I’m a big fan of mediation. It works, far more often than
not.
All mediation providers and others with any kind of interest
in promoting the process will tell you that. There’s no catch. I’ve been
involved in it many times now and almost always seen a resolution on the day,
sometimes in the weeks that follow.
Little wonder that those presently looking to excuse the, er, “rationalisation”
of court services and attacks on funding should point to mediation as the panacea for ordinary citizens who will in practice be
deprived of what has long been identified as a fundamental right, that of
access to justice.
At the risk of seeming to put the cart first, the problem is
not in making the idiomatic horse drink but in leading it to the water.

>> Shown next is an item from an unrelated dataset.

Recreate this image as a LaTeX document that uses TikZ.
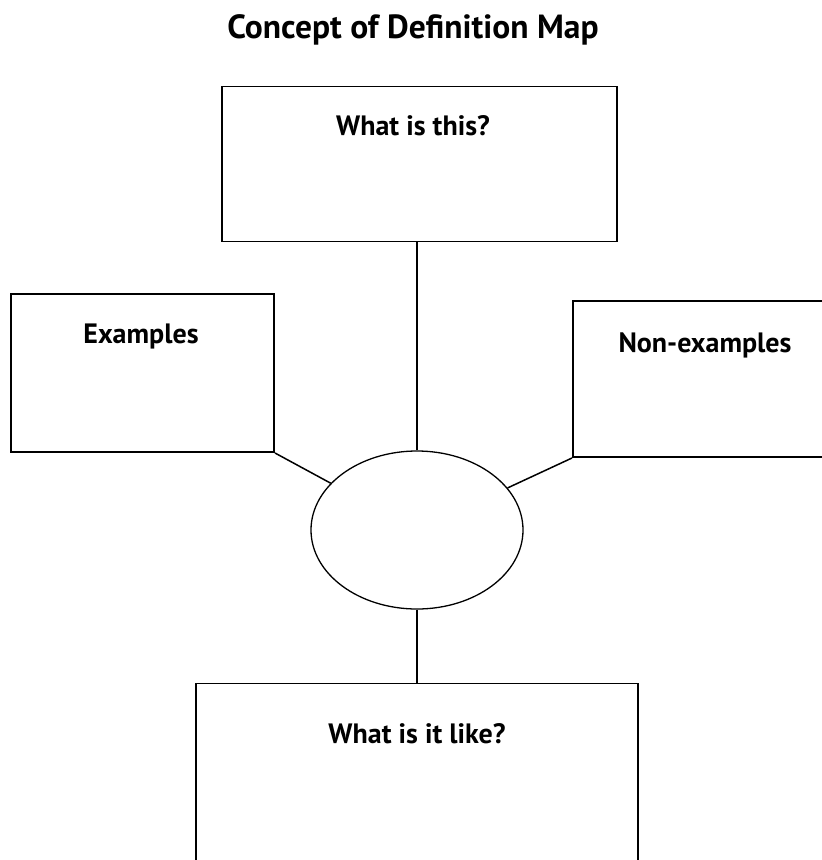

About 18 months ago I had the privilege of attending a
conference that examined and debated inspirational projects in the field of student peer
mediation and affiliated work within gang cultures. Some astonishing results
had been achieved.
But in answer to my unforgiving enquiry, the response was
that - yes – some form of compulsion, greater threat, downside, “or else”, is
usually needed to bring at least one of the (would-be) combatants to the table.
So it is in my day job. What persuades parties to litigation
to mediate is the prospect of a more expensive, more arbitrary, less flexible
and altogether scarier process as the only alternative to feeble capitulation.
Take away the prospect of at least one if not both parties
pursuing a judicial resolution and where is the impetus to mediate?
That, quite simply, is the Achilles heel.